▶ TASK PROMPT
Collect each line of the records containing the string "matplotlib".

▶ SUPPLIED RECORDS
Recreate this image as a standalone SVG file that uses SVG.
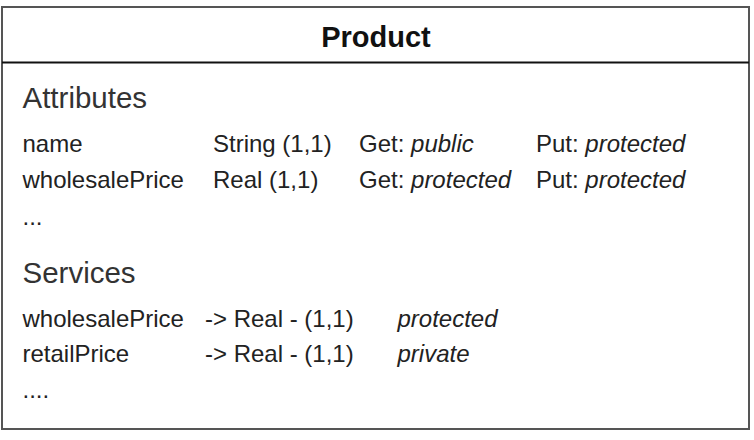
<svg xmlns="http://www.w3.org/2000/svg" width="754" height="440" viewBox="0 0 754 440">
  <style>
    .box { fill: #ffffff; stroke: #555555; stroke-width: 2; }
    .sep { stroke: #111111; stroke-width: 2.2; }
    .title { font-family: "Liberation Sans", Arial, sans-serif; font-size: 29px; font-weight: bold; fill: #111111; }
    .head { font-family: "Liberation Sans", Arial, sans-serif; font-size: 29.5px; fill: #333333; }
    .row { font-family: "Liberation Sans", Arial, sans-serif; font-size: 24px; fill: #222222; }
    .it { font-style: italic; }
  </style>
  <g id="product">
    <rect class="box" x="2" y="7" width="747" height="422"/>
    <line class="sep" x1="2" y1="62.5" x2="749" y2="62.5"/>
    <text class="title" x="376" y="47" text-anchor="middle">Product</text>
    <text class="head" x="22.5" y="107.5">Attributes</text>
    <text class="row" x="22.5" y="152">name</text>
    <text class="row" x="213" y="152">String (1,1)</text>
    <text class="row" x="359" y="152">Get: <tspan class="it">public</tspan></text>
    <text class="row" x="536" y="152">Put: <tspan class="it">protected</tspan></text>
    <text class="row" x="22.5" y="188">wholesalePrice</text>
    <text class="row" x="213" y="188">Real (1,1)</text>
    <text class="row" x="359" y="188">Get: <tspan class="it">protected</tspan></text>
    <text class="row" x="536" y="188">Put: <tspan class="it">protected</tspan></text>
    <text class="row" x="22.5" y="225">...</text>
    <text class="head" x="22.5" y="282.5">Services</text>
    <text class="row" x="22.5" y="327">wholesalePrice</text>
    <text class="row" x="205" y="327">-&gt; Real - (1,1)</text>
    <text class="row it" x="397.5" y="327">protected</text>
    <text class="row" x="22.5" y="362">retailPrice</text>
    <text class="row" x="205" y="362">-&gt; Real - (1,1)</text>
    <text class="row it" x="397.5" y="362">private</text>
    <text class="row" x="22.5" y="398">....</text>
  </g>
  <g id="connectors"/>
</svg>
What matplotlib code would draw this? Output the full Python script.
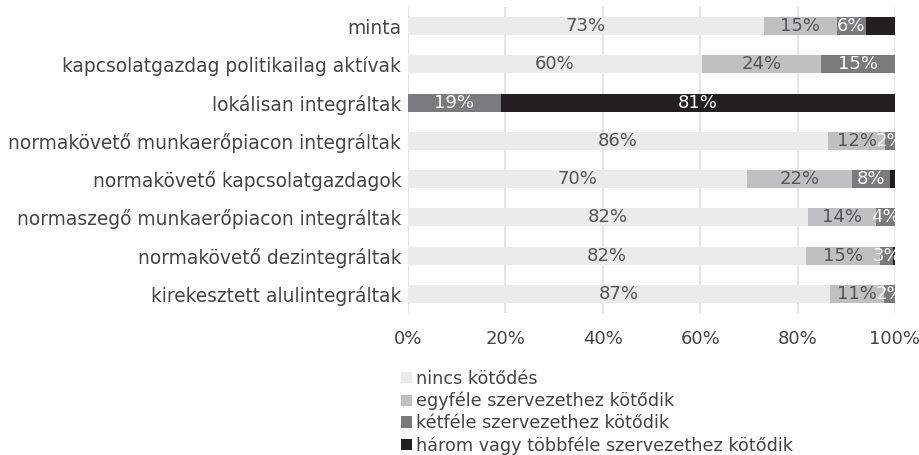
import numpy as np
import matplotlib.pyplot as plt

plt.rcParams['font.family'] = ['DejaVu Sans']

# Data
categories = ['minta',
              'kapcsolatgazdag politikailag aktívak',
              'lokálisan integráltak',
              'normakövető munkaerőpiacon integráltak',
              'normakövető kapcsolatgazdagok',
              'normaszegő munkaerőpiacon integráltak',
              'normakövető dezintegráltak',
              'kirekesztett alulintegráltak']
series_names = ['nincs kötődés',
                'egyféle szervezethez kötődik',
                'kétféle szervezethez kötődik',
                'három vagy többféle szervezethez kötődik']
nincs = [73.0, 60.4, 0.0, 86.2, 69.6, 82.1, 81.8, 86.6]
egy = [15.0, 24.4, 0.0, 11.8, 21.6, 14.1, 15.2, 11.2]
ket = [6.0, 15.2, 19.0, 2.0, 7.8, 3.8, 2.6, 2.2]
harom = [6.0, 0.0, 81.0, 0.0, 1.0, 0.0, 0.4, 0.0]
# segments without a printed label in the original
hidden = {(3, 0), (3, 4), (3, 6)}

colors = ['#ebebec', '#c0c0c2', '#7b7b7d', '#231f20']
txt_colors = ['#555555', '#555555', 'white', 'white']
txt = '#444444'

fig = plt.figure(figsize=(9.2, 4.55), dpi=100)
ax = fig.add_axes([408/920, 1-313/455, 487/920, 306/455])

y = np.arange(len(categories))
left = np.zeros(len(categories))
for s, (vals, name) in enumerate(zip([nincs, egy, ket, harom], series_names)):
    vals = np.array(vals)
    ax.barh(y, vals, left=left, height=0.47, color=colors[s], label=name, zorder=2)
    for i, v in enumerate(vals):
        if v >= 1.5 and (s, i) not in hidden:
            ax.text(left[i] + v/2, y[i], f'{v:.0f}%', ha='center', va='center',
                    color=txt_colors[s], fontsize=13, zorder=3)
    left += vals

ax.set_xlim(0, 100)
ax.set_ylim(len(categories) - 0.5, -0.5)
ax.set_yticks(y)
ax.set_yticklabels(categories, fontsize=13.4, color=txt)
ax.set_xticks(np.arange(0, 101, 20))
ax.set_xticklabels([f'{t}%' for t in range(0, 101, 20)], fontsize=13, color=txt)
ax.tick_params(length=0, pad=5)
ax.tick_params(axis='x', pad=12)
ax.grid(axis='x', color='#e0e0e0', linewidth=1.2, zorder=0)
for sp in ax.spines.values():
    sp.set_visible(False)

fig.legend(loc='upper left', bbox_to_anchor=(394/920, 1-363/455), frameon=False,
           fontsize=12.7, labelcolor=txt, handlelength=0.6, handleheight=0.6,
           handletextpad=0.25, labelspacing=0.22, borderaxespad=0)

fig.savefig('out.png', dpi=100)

▶ SOLVED PROBLEM
What matplotlib code would draw this? Output the full Python script.
import matplotlib.pyplot as plt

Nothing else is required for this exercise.